(Code that draws figures)
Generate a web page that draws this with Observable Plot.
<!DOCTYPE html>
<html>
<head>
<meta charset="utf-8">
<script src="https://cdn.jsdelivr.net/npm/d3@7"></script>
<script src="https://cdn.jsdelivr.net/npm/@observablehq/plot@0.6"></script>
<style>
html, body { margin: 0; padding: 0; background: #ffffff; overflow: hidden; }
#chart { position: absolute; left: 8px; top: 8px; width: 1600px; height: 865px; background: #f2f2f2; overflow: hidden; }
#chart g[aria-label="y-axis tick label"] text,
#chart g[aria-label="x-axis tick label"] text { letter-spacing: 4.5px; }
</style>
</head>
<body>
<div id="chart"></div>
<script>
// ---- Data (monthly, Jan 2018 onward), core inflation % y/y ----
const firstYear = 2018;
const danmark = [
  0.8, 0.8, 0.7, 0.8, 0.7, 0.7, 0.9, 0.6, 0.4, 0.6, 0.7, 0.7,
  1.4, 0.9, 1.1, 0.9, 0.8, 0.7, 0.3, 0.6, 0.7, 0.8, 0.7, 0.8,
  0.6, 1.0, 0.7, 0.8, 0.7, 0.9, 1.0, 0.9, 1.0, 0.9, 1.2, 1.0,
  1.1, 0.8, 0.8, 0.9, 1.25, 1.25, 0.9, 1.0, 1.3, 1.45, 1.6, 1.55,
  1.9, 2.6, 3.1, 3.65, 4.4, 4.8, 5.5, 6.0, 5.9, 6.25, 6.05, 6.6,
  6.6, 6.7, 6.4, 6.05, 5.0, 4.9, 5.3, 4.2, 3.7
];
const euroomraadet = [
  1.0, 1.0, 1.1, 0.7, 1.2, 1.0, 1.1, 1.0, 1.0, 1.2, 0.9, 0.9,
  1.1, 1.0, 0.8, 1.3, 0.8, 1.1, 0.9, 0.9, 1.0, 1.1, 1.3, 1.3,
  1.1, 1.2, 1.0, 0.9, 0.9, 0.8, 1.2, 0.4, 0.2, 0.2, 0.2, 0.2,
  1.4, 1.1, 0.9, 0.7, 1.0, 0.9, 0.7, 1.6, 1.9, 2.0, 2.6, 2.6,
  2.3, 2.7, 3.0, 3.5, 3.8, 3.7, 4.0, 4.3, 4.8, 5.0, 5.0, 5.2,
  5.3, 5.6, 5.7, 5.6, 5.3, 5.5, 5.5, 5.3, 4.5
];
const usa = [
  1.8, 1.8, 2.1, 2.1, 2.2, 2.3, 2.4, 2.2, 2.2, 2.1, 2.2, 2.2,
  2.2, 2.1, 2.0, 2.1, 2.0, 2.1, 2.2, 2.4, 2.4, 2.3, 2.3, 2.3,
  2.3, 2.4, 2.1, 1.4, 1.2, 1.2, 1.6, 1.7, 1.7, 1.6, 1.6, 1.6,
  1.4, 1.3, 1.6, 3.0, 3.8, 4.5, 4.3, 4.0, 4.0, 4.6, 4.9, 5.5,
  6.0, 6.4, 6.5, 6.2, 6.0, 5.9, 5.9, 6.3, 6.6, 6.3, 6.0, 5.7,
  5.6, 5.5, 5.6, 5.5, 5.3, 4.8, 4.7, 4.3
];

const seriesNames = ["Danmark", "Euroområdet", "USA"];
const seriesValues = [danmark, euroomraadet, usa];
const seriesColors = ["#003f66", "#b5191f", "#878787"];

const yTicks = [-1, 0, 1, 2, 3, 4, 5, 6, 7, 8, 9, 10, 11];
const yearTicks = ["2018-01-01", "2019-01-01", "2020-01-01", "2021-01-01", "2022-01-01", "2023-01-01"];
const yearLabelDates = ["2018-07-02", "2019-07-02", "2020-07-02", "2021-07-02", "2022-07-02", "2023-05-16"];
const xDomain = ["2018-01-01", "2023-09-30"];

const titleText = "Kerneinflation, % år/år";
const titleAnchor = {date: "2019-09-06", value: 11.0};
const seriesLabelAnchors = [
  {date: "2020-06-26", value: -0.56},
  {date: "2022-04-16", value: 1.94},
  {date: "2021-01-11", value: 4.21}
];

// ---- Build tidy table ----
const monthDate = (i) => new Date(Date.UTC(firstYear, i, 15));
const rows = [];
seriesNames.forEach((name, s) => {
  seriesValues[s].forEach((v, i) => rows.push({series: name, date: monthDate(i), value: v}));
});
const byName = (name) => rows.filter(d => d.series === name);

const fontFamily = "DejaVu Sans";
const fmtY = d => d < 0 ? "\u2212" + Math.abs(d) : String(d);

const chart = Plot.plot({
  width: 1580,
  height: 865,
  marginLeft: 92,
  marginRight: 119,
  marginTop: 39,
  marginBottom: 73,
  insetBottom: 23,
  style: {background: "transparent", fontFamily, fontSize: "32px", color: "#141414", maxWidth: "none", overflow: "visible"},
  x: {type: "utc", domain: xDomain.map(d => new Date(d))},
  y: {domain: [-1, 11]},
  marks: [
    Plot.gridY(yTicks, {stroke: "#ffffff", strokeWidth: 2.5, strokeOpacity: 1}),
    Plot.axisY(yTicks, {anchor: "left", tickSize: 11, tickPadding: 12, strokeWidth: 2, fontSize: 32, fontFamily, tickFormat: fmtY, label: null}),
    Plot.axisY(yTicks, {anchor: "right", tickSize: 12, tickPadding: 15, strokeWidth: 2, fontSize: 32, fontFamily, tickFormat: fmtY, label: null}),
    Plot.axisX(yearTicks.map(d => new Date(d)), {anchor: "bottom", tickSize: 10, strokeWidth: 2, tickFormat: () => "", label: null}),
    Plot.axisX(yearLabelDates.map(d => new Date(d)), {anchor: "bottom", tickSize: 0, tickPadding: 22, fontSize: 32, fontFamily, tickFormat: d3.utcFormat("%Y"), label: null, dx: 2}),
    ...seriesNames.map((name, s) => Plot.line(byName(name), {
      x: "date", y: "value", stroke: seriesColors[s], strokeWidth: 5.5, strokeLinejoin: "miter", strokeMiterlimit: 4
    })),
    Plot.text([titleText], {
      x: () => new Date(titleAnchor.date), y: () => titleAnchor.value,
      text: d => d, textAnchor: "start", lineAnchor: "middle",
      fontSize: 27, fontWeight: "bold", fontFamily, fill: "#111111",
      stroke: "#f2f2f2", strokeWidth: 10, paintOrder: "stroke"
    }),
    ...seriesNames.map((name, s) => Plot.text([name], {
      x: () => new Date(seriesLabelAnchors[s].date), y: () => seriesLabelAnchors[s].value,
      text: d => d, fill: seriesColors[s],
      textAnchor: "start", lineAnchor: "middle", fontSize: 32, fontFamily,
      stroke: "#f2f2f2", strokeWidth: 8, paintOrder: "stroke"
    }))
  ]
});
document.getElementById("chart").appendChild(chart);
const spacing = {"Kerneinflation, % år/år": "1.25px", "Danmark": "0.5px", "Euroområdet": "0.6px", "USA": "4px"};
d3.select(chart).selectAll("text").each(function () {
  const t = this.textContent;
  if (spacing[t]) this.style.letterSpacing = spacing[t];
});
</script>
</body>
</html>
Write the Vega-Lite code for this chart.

◆ **Goal of the exercise**: Return the entries above exactly as they appear.

◆ **Reply**:
Generate a web page that draws this with Observable Plot.
<!DOCTYPE html>
<html>
<head>
<meta charset="utf-8">
<script src="https://cdn.jsdelivr.net/npm/d3@7"></script>
<script src="https://cdn.jsdelivr.net/npm/@observablehq/plot@0.6"></script>
<style>
html, body { margin: 0; padding: 0; background: #ffffff; overflow: hidden; }
#chart { position: absolute; left: 8px; top: 8px; width: 1600px; height: 865px; background: #f2f2f2; overflow: hidden; }
#chart g[aria-label="y-axis tick label"] text,
#chart g[aria-label="x-axis tick label"] text { letter-spacing: 4.5px; }
</style>
</head>
<body>
<div id="chart"></div>
<script>
// ---- Data (monthly, Jan 2018 onward), core inflation % y/y ----
const firstYear = 2018;
const danmark = [
  0.8, 0.8, 0.7, 0.8, 0.7, 0.7, 0.9, 0.6, 0.4, 0.6, 0.7, 0.7,
  1.4, 0.9, 1.1, 0.9, 0.8, 0.7, 0.3, 0.6, 0.7, 0.8, 0.7, 0.8,
  0.6, 1.0, 0.7, 0.8, 0.7, 0.9, 1.0, 0.9, 1.0, 0.9, 1.2, 1.0,
  1.1, 0.8, 0.8, 0.9, 1.25, 1.25, 0.9, 1.0, 1.3, 1.45, 1.6, 1.55,
  1.9, 2.6, 3.1, 3.65, 4.4, 4.8, 5.5, 6.0, 5.9, 6.25, 6.05, 6.6,
  6.6, 6.7, 6.4, 6.05, 5.0, 4.9, 5.3, 4.2, 3.7
];
const euroomraadet = [
  1.0, 1.0, 1.1, 0.7, 1.2, 1.0, 1.1, 1.0, 1.0, 1.2, 0.9, 0.9,
  1.1, 1.0, 0.8, 1.3, 0.8, 1.1, 0.9, 0.9, 1.0, 1.1, 1.3, 1.3,
  1.1, 1.2, 1.0, 0.9, 0.9, 0.8, 1.2, 0.4, 0.2, 0.2, 0.2, 0.2,
  1.4, 1.1, 0.9, 0.7, 1.0, 0.9, 0.7, 1.6, 1.9, 2.0, 2.6, 2.6,
  2.3, 2.7, 3.0, 3.5, 3.8, 3.7, 4.0, 4.3, 4.8, 5.0, 5.0, 5.2,
  5.3, 5.6, 5.7, 5.6, 5.3, 5.5, 5.5, 5.3, 4.5
];
const usa = [
  1.8, 1.8, 2.1, 2.1, 2.2, 2.3, 2.4, 2.2, 2.2, 2.1, 2.2, 2.2,
  2.2, 2.1, 2.0, 2.1, 2.0, 2.1, 2.2, 2.4, 2.4, 2.3, 2.3, 2.3,
  2.3, 2.4, 2.1, 1.4, 1.2, 1.2, 1.6, 1.7, 1.7, 1.6, 1.6, 1.6,
  1.4, 1.3, 1.6, 3.0, 3.8, 4.5, 4.3, 4.0, 4.0, 4.6, 4.9, 5.5,
  6.0, 6.4, 6.5, 6.2, 6.0, 5.9, 5.9, 6.3, 6.6, 6.3, 6.0, 5.7,
  5.6, 5.5, 5.6, 5.5, 5.3, 4.8, 4.7, 4.3
];

const seriesNames = ["Danmark", "Euroområdet", "USA"];
const seriesValues = [danmark, euroomraadet, usa];
const seriesColors = ["#003f66", "#b5191f", "#878787"];

const yTicks = [-1, 0, 1, 2, 3, 4, 5, 6, 7, 8, 9, 10, 11];
const yearTicks = ["2018-01-01", "2019-01-01", "2020-01-01", "2021-01-01", "2022-01-01", "2023-01-01"];
const yearLabelDates = ["2018-07-02", "2019-07-02", "2020-07-02", "2021-07-02", "2022-07-02", "2023-05-16"];
const xDomain = ["2018-01-01", "2023-09-30"];

const titleText = "Kerneinflation, % år/år";
const titleAnchor = {date: "2019-09-06", value: 11.0};
const seriesLabelAnchors = [
  {date: "2020-06-26", value: -0.56},
  {date: "2022-04-16", value: 1.94},
  {date: "2021-01-11", value: 4.21}
];

// ---- Build tidy table ----
const monthDate = (i) => new Date(Date.UTC(firstYear, i, 15));
const rows = [];
seriesNames.forEach((name, s) => {
  seriesValues[s].forEach((v, i) => rows.push({series: name, date: monthDate(i), value: v}));
});
const byName = (name) => rows.filter(d => d.series === name);

const fontFamily = "DejaVu Sans";
const fmtY = d => d < 0 ? "\u2212" + Math.abs(d) : String(d);

const chart = Plot.plot({
  width: 1580,
  height: 865,
  marginLeft: 92,
  marginRight: 119,
  marginTop: 39,
  marginBottom: 73,
  insetBottom: 23,
  style: {background: "transparent", fontFamily, fontSize: "32px", color: "#141414", maxWidth: "none", overflow: "visible"},
  x: {type: "utc", domain: xDomain.map(d => new Date(d))},
  y: {domain: [-1, 11]},
  marks: [
    Plot.gridY(yTicks, {stroke: "#ffffff", strokeWidth: 2.5, strokeOpacity: 1}),
    Plot.axisY(yTicks, {anchor: "left", tickSize: 11, tickPadding: 12, strokeWidth: 2, fontSize: 32, fontFamily, tickFormat: fmtY, label: null}),
    Plot.axisY(yTicks, {anchor: "right", tickSize: 12, tickPadding: 15, strokeWidth: 2, fontSize: 32, fontFamily, tickFormat: fmtY, label: null}),
    Plot.axisX(yearTicks.map(d => new Date(d)), {anchor: "bottom", tickSize: 10, strokeWidth: 2, tickFormat: () => "", label: null}),
    Plot.axisX(yearLabelDates.map(d => new Date(d)), {anchor: "bottom", tickSize: 0, tickPadding: 22, fontSize: 32, fontFamily, tickFormat: d3.utcFormat("%Y"), label: null, dx: 2}),
    ...seriesNames.map((name, s) => Plot.line(byName(name), {
      x: "date", y: "value", stroke: seriesColors[s], strokeWidth: 5.5, strokeLinejoin: "miter", strokeMiterlimit: 4
    })),
    Plot.text([titleText], {
      x: () => new Date(titleAnchor.date), y: () => titleAnchor.value,
      text: d => d, textAnchor: "start", lineAnchor: "middle",
      fontSize: 27, fontWeight: "bold", fontFamily, fill: "#111111",
      stroke: "#f2f2f2", strokeWidth: 10, paintOrder: "stroke"
    }),
    ...seriesNames.map((name, s) => Plot.text([name], {
      x: () => new Date(seriesLabelAnchors[s].date), y: () => seriesLabelAnchors[s].value,
      text: d => d, fill: seriesColors[s],
      textAnchor: "start", lineAnchor: "middle", fontSize: 32, fontFamily,
      stroke: "#f2f2f2", strokeWidth: 8, paintOrder: "stroke"
    }))
  ]
});
document.getElementById("chart").appendChild(chart);
const spacing = {"Kerneinflation, % år/år": "1.25px", "Danmark": "0.5px", "Euroområdet": "0.6px", "USA": "4px"};
d3.select(chart).selectAll("text").each(function () {
  const t = this.textContent;
  if (spacing[t]) this.style.letterSpacing = spacing[t];
});
</script>
</body>
</html>
Write the Vega-Lite code for this chart.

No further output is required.